PLATE VI.

REMAINS OF ROMAN BRIDGE
OVER THE
NORTH TYNE.
Reid Lith.

PLATE VII.

Miscellaneous Antiquities, Chesters, Cilurnum

The remains of this bridge may yet be seen when the water is low, and the surface smooth. There seem to have been three piers of considerable size and solidity, set diagonally to the stream. The stones composing them are large, regularly squared, and fastened with metallic cramps.[[84]] Luis-holes, indicating the mode in which they have been lowered into their bed, appear in several of them. The firmness with which these foundation courses still retain the position assigned to them by the soldiers of Hadrian is very remarkable; the rolling floods of sixteen hundred winters seem to have spent their rage upon them almost in vain. As the eastern side of the river is frequently overflowed, the Vallum is here obliterated, but probably both works approached the bridge in close companionship.
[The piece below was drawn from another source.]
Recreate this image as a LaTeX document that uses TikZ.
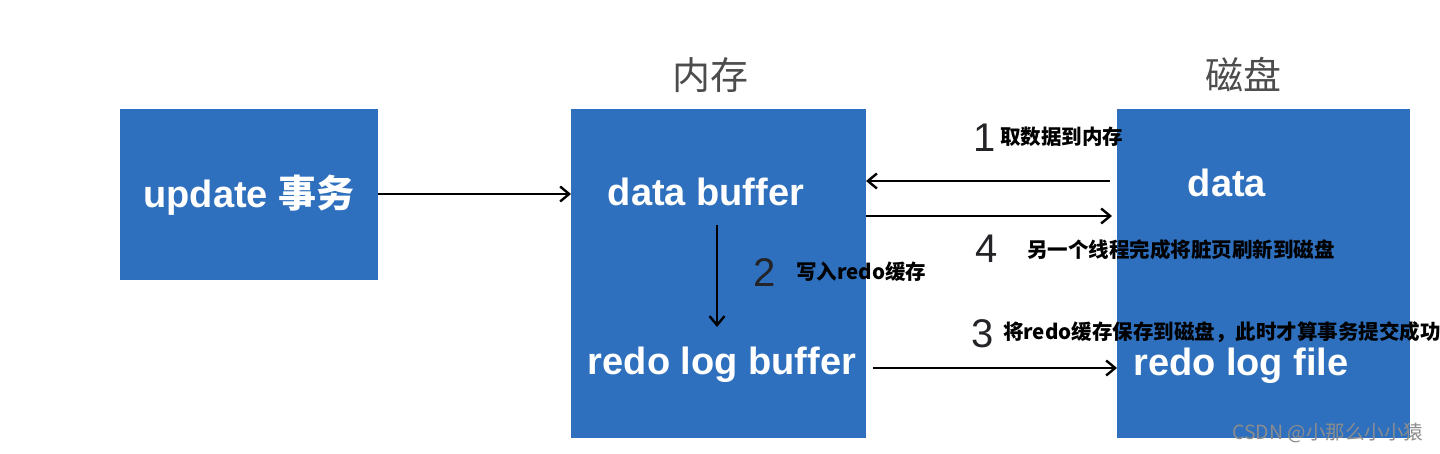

On the western side, appearances still bear out Horsley’s statement, that the 'Wall falls upon the middle of the fort, and Hadrian’s Vallum, as usual, falls in with the south side of it.'

A plan of Cilurnum, and adjoining works, as figured by Warburton, is given in [Plate II]. Probably, few who examine it attentively will question the justness of the conclusion to which he has arrived, that the Wall, Vallum, stations, castles, and turrets, ‘by their mutual relation to one another, must have been one entire, united defence, or fortification.’